The flavoring of McDonald’s Sweet & Sour dip has sent some TikTokkers into a tailspin after an account revealed which fruit plays a central role in its tang. While some suggested pineapple might be the elusive star of the smooth sauce, others have been left “shaken” by the discovery that it is in fact apricot.
If you’re not familiar with the popular nugget dip, it’s described by McDonald’s as “A sweet/sour apricot flavour, lightly spiced with a sour aftertaste.” Sounds great, right? But the world was apparently not ready for stoned fruit when a popular TikTok account revealed the true flavor inspiration.
The revelation was met with mixed responses. One user in the comments decries "Nah this ruins everything for me," while another says feeding her daughter the dip revealed an undiagnosed apricot allergy.
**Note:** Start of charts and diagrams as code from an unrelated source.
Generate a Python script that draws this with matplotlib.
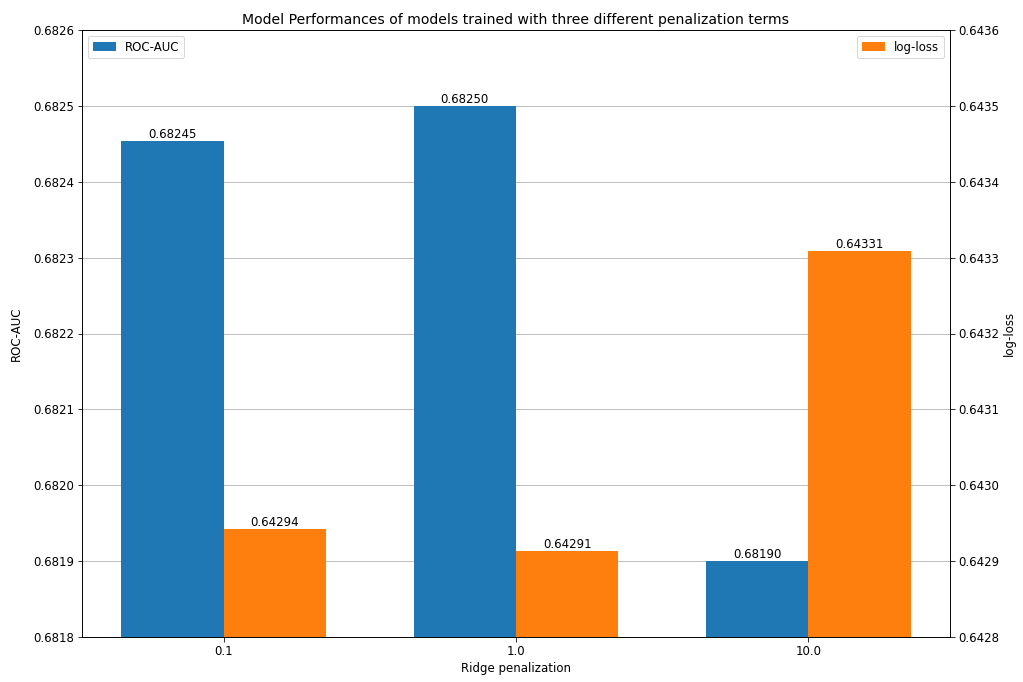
import matplotlib
matplotlib.use("Agg")
import matplotlib.pyplot as plt
import numpy as np

plt.rcParams["font.size"] = 11.7
plt.rcParams["xtick.major.size"] = 4.5
plt.rcParams["ytick.major.size"] = 4.5

categories = ["0.1", "1.0", "10.0"]
roc_auc = [0.682454, 0.682500, 0.681900]
log_loss = [0.642942, 0.642913, 0.643309]

fig = plt.figure(figsize=(1023 / 72, 682 / 72), dpi=72)
ax = fig.add_axes([82 / 1023, 1 - 637 / 682, (950 - 82) / 1023, (637 - 30) / 682])
ax2 = ax.twinx()

x = np.arange(len(categories))
width = 0.35
b1 = ax.bar(x - width / 2, roc_auc, width, color="#1f77b4", label="ROC-AUC")
b2 = ax2.bar(x + width / 2, log_loss, width, color="#ff7f0e", label="log-loss")

ax.set_ylim(0.6818, 0.6826)
ax2.set_ylim(0.6428, 0.6436)
ax.set_yticks(np.linspace(0.6818, 0.6826, 9))
ax2.set_yticks(np.linspace(0.6428, 0.6436, 9))
ax.yaxis.set_major_formatter(matplotlib.ticker.FormatStrFormatter("%.4f"))
ax2.yaxis.set_major_formatter(matplotlib.ticker.FormatStrFormatter("%.4f"))

ax.set_xticks(x)
ax.set_xticklabels(categories)
ax.set_axisbelow(True)
ax.grid(axis="y")

ax.bar_label(b1, fmt="%.5f")
ax2.bar_label(b2, fmt="%.5f")

ax.set_xlabel("Ridge penalization")
ax.set_ylabel("ROC-AUC", labelpad=10)
ax2.set_ylabel("log-loss")
ax.set_title("Model Performances of models trained with three different penalization terms")

ax.legend(loc="upper left")
ax2.legend(loc="upper right")

fig.savefig("out.png", dpi=72)
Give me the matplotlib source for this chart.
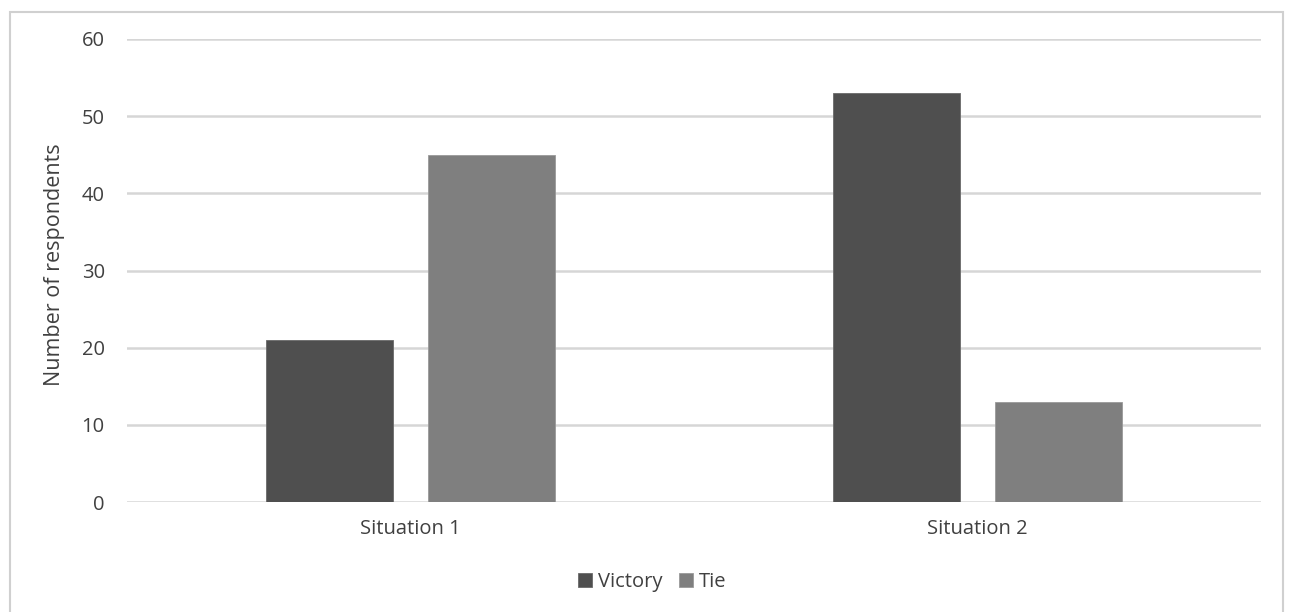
import numpy as np
import matplotlib.pyplot as plt
from matplotlib.patches import Rectangle

# chart data
categories = ['Situation 1', 'Situation 2']
victory = [21, 53]
tie = [45, 13]
yticks = [0, 10, 20, 30, 40, 50, 60]

plt.rcParams['font.family'] = ['Open Sans', 'DejaVu Sans']

fig = plt.figure(figsize=(12.9, 6.12), dpi=100)
ax = fig.add_axes([127/1290, 1 - 502/612, (1261 - 127)/1290, (502 - 39)/612])

x = np.arange(len(categories))
w = 0.223
off = 0.143
ax.bar(x - off, victory, w, color='#4f4f4f', edgecolor='#6a6a6a', linewidth=0.6,
       label='Victory', zorder=3)
ax.bar(x + off, tie, w, color='#7f7f7f', edgecolor='#999999', linewidth=0.6,
       label='Tie', zorder=3)

ax.set_xlim(-0.5, 1.5)
ax.set_ylim(0, 60)
ax.set_yticks(yticks)
ax.set_xticks(x)
ax.set_xticklabels(categories)
ax.tick_params(axis='both', length=0, labelsize=14.5, colors='#404040')
ax.tick_params(axis='y', pad=16)
ax.tick_params(axis='x', pad=12)
ax.yaxis.grid(True, color='#d6d6d6', linewidth=1.8, zorder=0)
for s in ax.spines.values():
    s.set_visible(False)
ax.set_ylabel('Number of respondents', fontsize=15.5, color='#404040', labelpad=12)
ax.yaxis.label.set_y(0.512)

leg = fig.legend(loc='center', bbox_to_anchor=(652/1290, 1 - 582/612), ncol=2, frameon=False,
                 fontsize=14.5, handlelength=0.7, handleheight=0.7, handletextpad=0.3,
                 columnspacing=0.8, labelcolor='#404040')

# outer chart border
fig.patches.append(Rectangle((10/1290, -0.02), (1283 - 10)/1290, 1.02 - 12/612,
                             transform=fig.transFigure, fill=False,
                             edgecolor='#d0d0d0', linewidth=1.5, clip_on=False))

fig.savefig('out.png', dpi=100, facecolor='white')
“When I found out it was apricot I was shaken to my core as didn’t even associate it with fruit,” The Mirror reports one TikTokker said in a separate video. “About a week ago I won a free meal through monopoly and whilst eating the sauce I just became curious about what it was actually made of. So I read the ingredients and was completely shocked to find out it was from apricots.”
Recipes for Chinese sweet and sour sauces don’t typically include apricot, instead leaning on vinegar, ketchup, and soy sauce to achieve that characteristic tang, but it’s not the first time dupes have been introduced to replicate other flavors. It’s also by no means the worst.
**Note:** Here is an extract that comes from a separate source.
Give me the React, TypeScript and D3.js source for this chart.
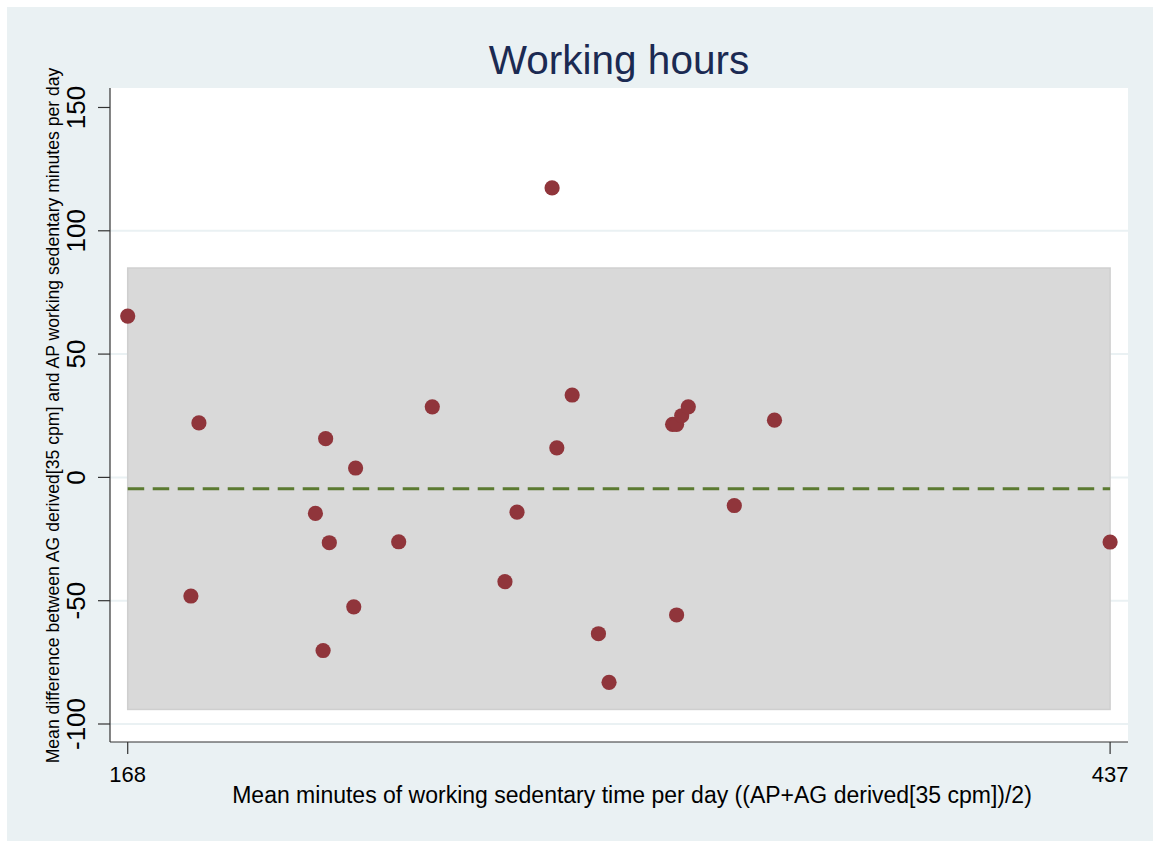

There was a time when the anal gland secretions of beavers were used as a flavoring on the food market. With a distinctive vanilla-like musk, it was used in a variety of cakes, sweets, ice creams, and chewing gums during the 1960s and 1970s, and was a flavor additive in many vanilla, strawberry, and raspberry recipes.
Castoreum, as the beaver butt juice is known, was never actually used as a replacement for these flavors, but it was used to enhance them and add additional depth and intrigue to the taste. In the US, the Food and Drug Administration still approves castoreum as a safe food additive and doesn’t require manufacturers to list all the ingredients in their additives, which would be a surprise that would surely shake The Internet more than an apricot.
Fortunately, it’s rarely ever used in the modern era so particular palates are safe for now. Just don’t Google what’s in a peach flan.